Death by policy occurs through a series of displacements that can be traced to specific policies such as visa denial, interdiction and forced return, which shift risks onto those who lack permission to travel legally. The displacements may be geographic (to do with where people cross) or demographic (to do with who attempts to cross – their age, gender and nationality), or may involve diversion into ever-riskier modes of transport (such as hiding in airless containers or lorries).

All these effects are driven by the lack of legal modes of travel, the imperative of evading detection and individual judgments about the value or necessity of making the dangerous crossing into Europe. The shifting patterns of deaths have been graphically documented ? by the Paris-based NGO Migreurop. After a significant drop in border-crossing deaths in 2010, the uprisings across North Africa have ignited a renewed exodus that has once again turned the Mediterranean into a ‘nautical graveyard ? ’.

Failure to rescue adds further to the risks associated with unauthorized border crossings. The tragedy of 72 sub-Saharan men, women and children, most of whom died slowly from exposure and starvation when left to drift in their disabled boat, was described by Nina Perkowski last year on  openDemocracy. A Council of Europe inquiry ? has since condemned the failure of a host of military and commercial vessels to come to their aid, despite repeated opportunities to do so.

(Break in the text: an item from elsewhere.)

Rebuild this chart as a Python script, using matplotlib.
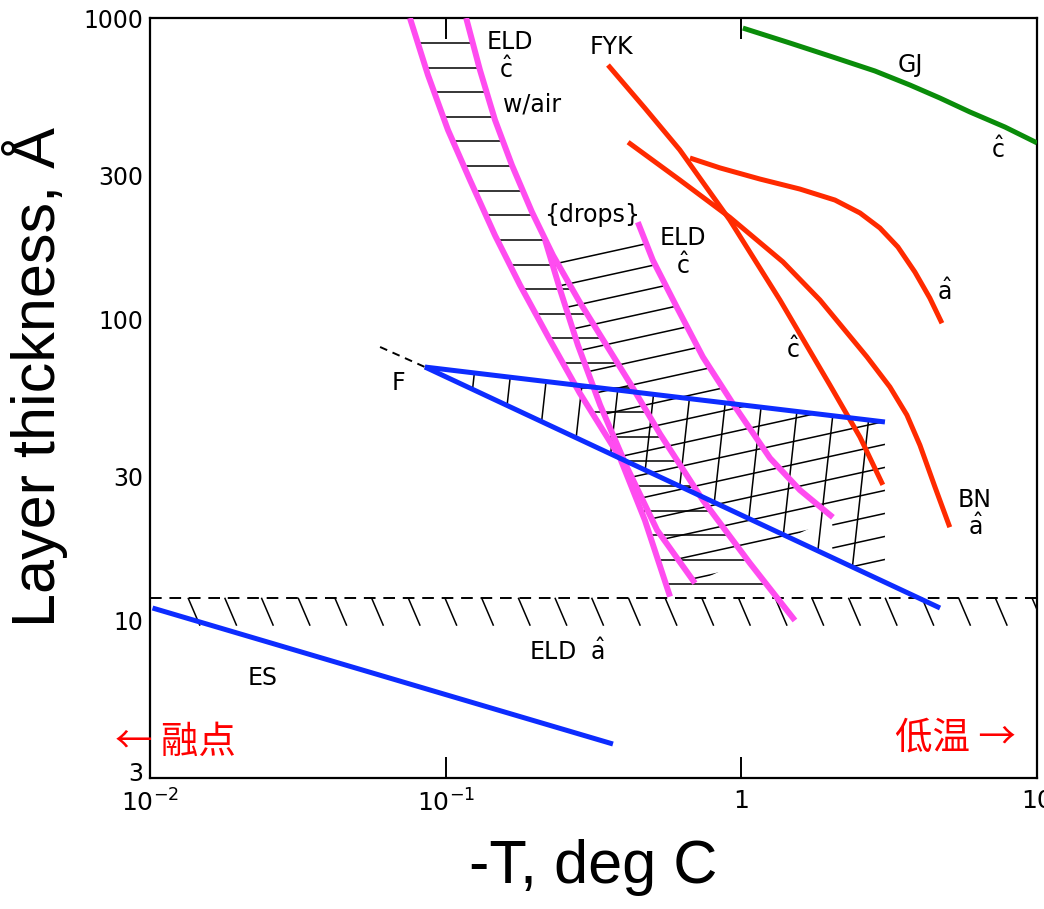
import numpy as np
import matplotlib
matplotlib.use('Agg')
import matplotlib.pyplot as plt
from matplotlib.patches import Polygon
from matplotlib.collections import LineCollection
from matplotlib.transforms import ScaledTranslation

# ---- data (-T in deg C, thickness in Angstrom) ----
eld_air_left_T = [0.0757, 0.0871, 0.1018, 0.1208, 0.1468, 0.1784, 0.2253, 0.284, 0.388, 0.472, 0.574]
eld_air_left_d = [1000, 647, 425, 290, 190, 129.9, 85.3, 56.9, 34.8, 21.5, 12.0]
eld_air_right_T = [0.1173, 0.1306, 0.1468, 0.1675, 0.1958, 0.2307, 0.284, 0.420, 0.531, 0.741, 1.069, 1.518]
eld_air_right_d = [1000, 672, 459, 325, 227, 163, 114.0, 61.4, 41.6, 25.1, 15.5, 10.0]
drops_left_T = [0.217, 0.244, 0.280, 0.333, 0.410, 0.519, 0.697]
drops_left_d = [183, 125, 82.1, 51.9, 32.3, 19.95, 13.3]
drops_right_T = [0.4466, 0.502, 0.605, 0.741, 0.929, 1.250, 1.578, 2.04]
drops_right_d = [210, 157, 109.7, 75, 53.1, 34.6, 27.1, 22.0]

fyk_c_T = [0.354, 0.472, 0.619, 0.914, 1.351, 1.993, 2.52, 3.01]
fyk_c_d = [698, 502, 365, 213.4, 115.8, 60.5, 40.6, 28.2]
fyk_a_T = [0.670, 0.8465, 1.156, 1.578, 2.073, 2.52, 2.942, 3.385, 3.865, 4.34, 4.77]
fyk_a_d = [343, 318, 292, 270.5, 248.7, 225.3, 200.9, 173.7, 143.4, 117.6, 97]
bn_a_T = [0.414, 0.619, 0.914, 1.383, 1.845, 2.66, 3.18, 3.63, 4.018, 4.52, 5.07]
bn_a_d = [387, 290, 218, 155, 115.8, 75, 59.6, 48.1, 38.2, 27.7, 20.4]

gj_T = [1.012, 1.460, 2.04, 2.830, 3.72, 4.694, 5.932, 7.79, 10.0]
gj_d = [926, 826, 742, 667, 599, 542.5, 487.5, 434.6, 385]

f_upper_T = [0.0851, 3.06]
f_upper_d = [69.4, 45.6]
f_lower_T = [0.0851, 4.70]
f_lower_d = [69.4, 11.0]
f_ext_T = [0.060, 0.0851]
f_ext_d = [80.9, 69.4]

es_T = [0.0102, 0.368]
es_d = [11.0, 3.89]

eld_a_d = 11.9

yticks = [3, 10, 30, 100, 300, 1000]
xticks = [0.01, 0.1, 1, 10]
xticklabels = [r'$10^{-2}$', r'$10^{-1}$', '1', '10']

MAG = '#ff4cf0'
RED = '#ff2a00'
BLUE = '#0d2cff'
GREEN = '#0a8c0a'

plt.rcParams['font.family'] = ['DejaVu Sans', 'Noto Sans CJK SC']

fig = plt.figure(figsize=(10.44, 9.09), dpi=100)
ax = fig.add_axes([150/1044, 131/909, 887/1044, 760/909])
ax.set_xscale('log')
ax.set_yscale('log')
ax.set_xlim(0.01, 10)
ax.set_ylim(3, 1000)


def lg(v):
    return np.log10(np.asarray(v, dtype=float))


def x_on(curve_T, curve_d, d):
    # x of a falling curve at thickness d (log-log interpolation)
    ly = lg(curve_d)[::-1]
    lx = lg(curve_T)[::-1]
    return 10 ** np.interp(lg(d), ly, lx)


def clip_poly(T, d):
    p = Polygon(np.column_stack([T, d]), closed=True, transform=ax.transData,
                facecolor='none', edgecolor='none')
    ax.add_patch(p)
    return p


hatch_kw = dict(colors='black', linewidths=1.1, zorder=2)

# horizontal hatching inside the ELD c w/air band
band1 = clip_poly(eld_air_left_T + eld_air_right_T[::-1], eld_air_left_d + eld_air_right_d[::-1])
levels = 10 ** (2.917 - 0.0817 * np.arange(23))
lc = LineCollection([[(0.01, v), (10, v)] for v in levels], **hatch_kw)
ax.add_collection(lc)
lc.set_clip_path(band1)

# slanted hatching in the drops band
band2 = clip_poly(drops_left_T + drops_right_T[::-1], drops_left_d + drops_right_d[::-1])
xs = np.array([0.01, 10])
slant = []
for k in range(18):
    c = 2.246 - 0.0764 * k
    slant.append(np.column_stack([xs, 10 ** (c + 0.216 * (lg(xs) - np.log10(0.454)))]))
lc = LineCollection(slant, **hatch_kw)
ax.add_collection(lc)
lc.set_clip_path(band2)

# triangle of F: near-vertical hatching, plus the slanted lines right of drops band
lower_end = 10 ** np.interp(lg(f_upper_T[1]), lg(f_lower_T), lg(f_lower_d))
tri = clip_poly([f_upper_T[0], f_upper_T[1], f_upper_T[1]],
                [f_upper_d[0], f_upper_d[1], lower_end])
ys = np.array([5, 200])
vert = []
for k in range(12):
    c = -0.911 + 0.1228 * k
    vert.append(np.column_stack([10 ** (c + 0.112 * (lg(ys) - 1.75)), ys]))
lc = LineCollection(vert, **hatch_kw)
ax.add_collection(lc)
lc.set_clip_path(tri)

xx = np.logspace(np.log10(0.3), np.log10(5), 400)
for k in range(18):
    c = 2.246 - 0.0764 * k
    yy = 10 ** (c + 0.216 * (lg(xx) - np.log10(0.454)))
    keep = xx > x_on(drops_right_T, drops_right_d, yy)
    ln, = ax.plot(np.where(keep, xx, np.nan), yy, color='black', lw=1.1, zorder=2)
    ln.set_clip_path(tri)

# ELD a boundary: dashed line with short hatch ticks below
ax.plot([0.01, 10], [eld_a_d, eld_a_d], color='black', lw=1.4,
        linestyle=(0, (6, 4)), zorder=2)
ticks = []
for k in range(24):
    x0 = 10 ** (-1.8715 + 0.1241 * k)
    ticks.append([(x0, eld_a_d), (x0 * 10 ** 0.0406, eld_a_d * 10 ** -0.093)])
ax.add_collection(LineCollection(ticks, **hatch_kw))

ax.plot(f_ext_T, f_ext_d, color='black', lw=1.4, linestyle=(0, (4, 3)), zorder=2)

# coloured curves
line_kw = dict(solid_capstyle='butt', solid_joinstyle='round', zorder=4)
ax.plot(eld_air_left_T, eld_air_left_d, color=MAG, lw=4.3, **line_kw)
ax.plot(eld_air_right_T, eld_air_right_d, color=MAG, lw=4.3, **line_kw)
ax.plot(drops_left_T, drops_left_d, color=MAG, lw=4.3, **line_kw)
ax.plot(drops_right_T, drops_right_d, color=MAG, lw=4.3, **line_kw)

ax.plot(fyk_c_T, fyk_c_d, color=RED, lw=3.6, **line_kw)
ax.plot(fyk_a_T, fyk_a_d, color=RED, lw=3.6, **line_kw)
ax.plot(bn_a_T, bn_a_d, color=RED, lw=3.6, **line_kw)
ax.plot(gj_T, gj_d, color=GREEN, lw=3.6, **line_kw)

line_kw['zorder'] = 5
ax.plot(f_upper_T, f_upper_d, color=BLUE, lw=3.6, **line_kw)
ax.plot(f_lower_T, f_lower_d, color=BLUE, lw=3.6, **line_kw)
ax.plot(es_T, es_d, color=BLUE, lw=3.6, **line_kw)

# annotations
tk = dict(fontsize=17, ha='center', va='center', color='black', zorder=6)
hc = r'$\hat{\mathrm{c}}$'
ha_ = r'$\hat{\mathrm{a}}$'
ax.text(0.165, 832, 'ELD', **tk)
ax.text(0.160, 672, hc, **tk)
ax.text(0.196, 518, 'w/air', **tk)
ax.text(0.365, 801, 'FYK', **tk)
ax.text(3.72, 698, 'GJ', **tk)
ax.text(7.38, 365, hc, **tk)
ax.text(0.313, 222, '{drops}', **tk)
ax.text(0.635, 186, 'ELD', **tk)
ax.text(0.635, 150, hc, **tk)
ax.text(1.494, 79, hc, **tk)
ax.text(4.88, 123, ha_, **tk)
ax.text(0.069, 61.4, 'F', **tk)
ax.text(6.17, 25.1, 'BN', **tk)
ax.text(6.17, 20.4, ha_, **tk)
ax.text(0.257, 7.85, 'ELD  ' + ha_, **tk)
ax.text(0.0241, 6.44, 'ES', **tk)

cjk = ['Noto Sans CJK SC', 'DejaVu Sans']
ax.text(0.01215, 3.95, '← 融点', fontsize=27, color='#ff0000', ha='center', va='center', family=cjk)
ax.text(5.28, 4.07, '低温 →', fontsize=27, color='#ff0000', ha='center', va='center', family=cjk)

# axes styling
ax.minorticks_off()
ax.set_yticks(yticks)
ax.set_yticklabels([str(v) for v in yticks])
ax.set_xticks(xticks)
ax.set_xticklabels(xticklabels)
ax.tick_params(axis='y', length=0, pad=5, labelsize=17)
ax.tick_params(axis='x', direction='in', length=15, width=1.4, top=True, pad=8, labelsize=18)
for s in ax.spines.values():
    s.set_linewidth(1.6)
# lift the lowest y label a little, as in the original
lab3 = ax.get_yticklabels()[0]
lab3.set_transform(lab3.get_transform() + ScaledTranslation(0, 5/72, fig.dpi_scale_trans))

ax.set_xlabel('-T, deg C', fontsize=44, family=['Liberation Sans', 'DejaVu Sans'], labelpad=16)
ax.set_ylabel('Layer thickness, Å', fontsize=44, family=['Liberation Sans', 'DejaVu Sans'])
ax.yaxis.set_label_coords(-0.092, 0.527)

fig.savefig('out.png', dpi=100)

The report’s author is quoted ? as saying that the incident reflects ‘double standards in valuing human life’.

So, one is left to wonder – what will it take to wake up the conscience of Europe?  Spreading the word about the terrible costs of contemporary border controls is a first step, but this information will only have an impact if the equal value of all lives is accepted as a fundamental human value which places real limits on the means by which states express their sovereignty.